AIM-listed Conviviality collapsed in 2018 shortly after receiving a clean bill of health from auditors at KPMG who signed off company accounts showing a significant increase in company revenue, profit and net assets. The Financial Reporting Council (FRC) issued the company with a “severe reprimand” and today announced that KPGM would be fined £3m while audit engagement partner Nicola Quayle personally faces a penalty of £80,850.
“The sanctions reflect the seriousness of the failings,” said Claudia Mortimore, deputy chief counsel of the FRC. “The sanctions also reflect the poor regulatory track record of each of the Respondents and are intended to enhance the quality and reliability of future audits.”

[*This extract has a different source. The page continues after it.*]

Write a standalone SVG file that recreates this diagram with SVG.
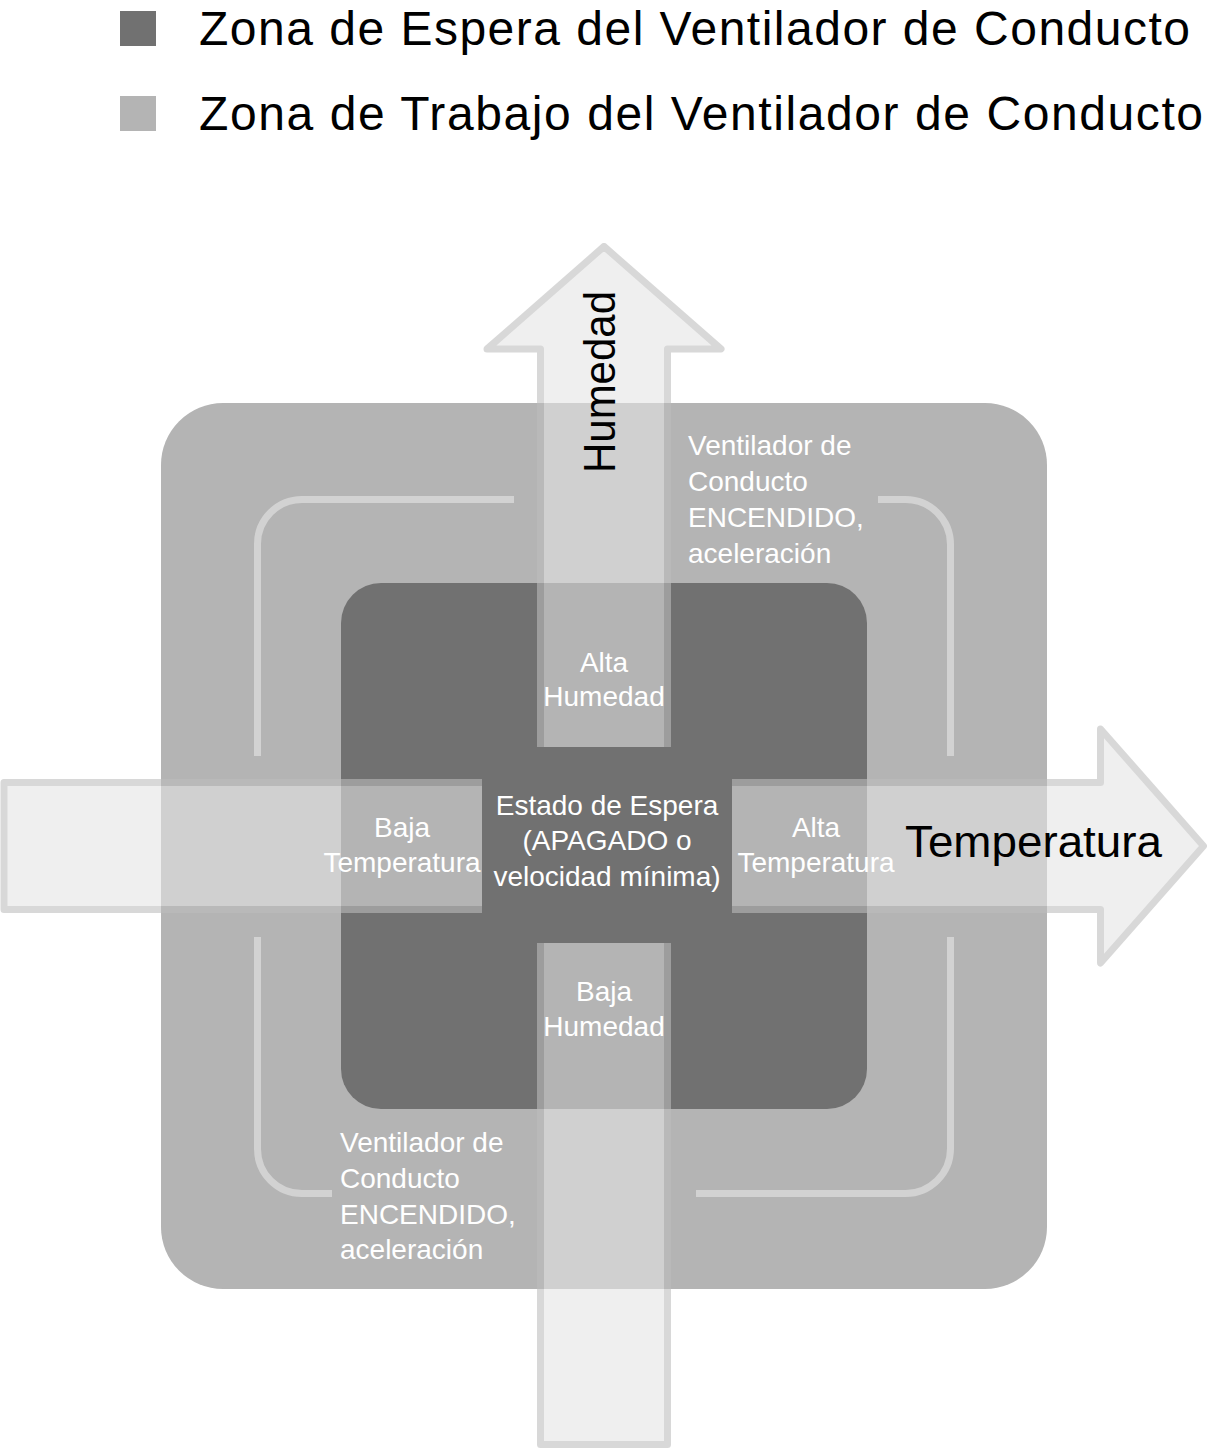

In March 2018 Conviviality issued a series of outlandish trading updates which resulted in the Company’s shares being suspended from trading on AIM. The firm entered administration a month later after an unsuccessful equity raise.
“The audit failings in this case were serious, spanned several significant areas of the financial statements and related to a number of fundamental auditing standards including the requirement to obtain sufficient appropriate audit evidence, apply sufficient professional scepticism, and prepare proper audit documentation,” said Mortimore, in a scathing assessment.
The accusations come as the embattled auditor KPMG faces an ongoing FRC hearing over its failings in relation to collapsed outsourcer Carillion.
The FRC claims a KPMG audit team forged documents relating to a 2016 audit of Carillion, which buckled under $7bn of liabilities in 2018, in order to pass an inspection by the accounting regulator.
Appearing at the hearing yesterday Peter Meehan, the KPMG partner who led the audits, said he knew nothing about the alleged forgery of documents provided to the FRC before his suspension from the firm, leaving him “shocked and devastated, and angry”.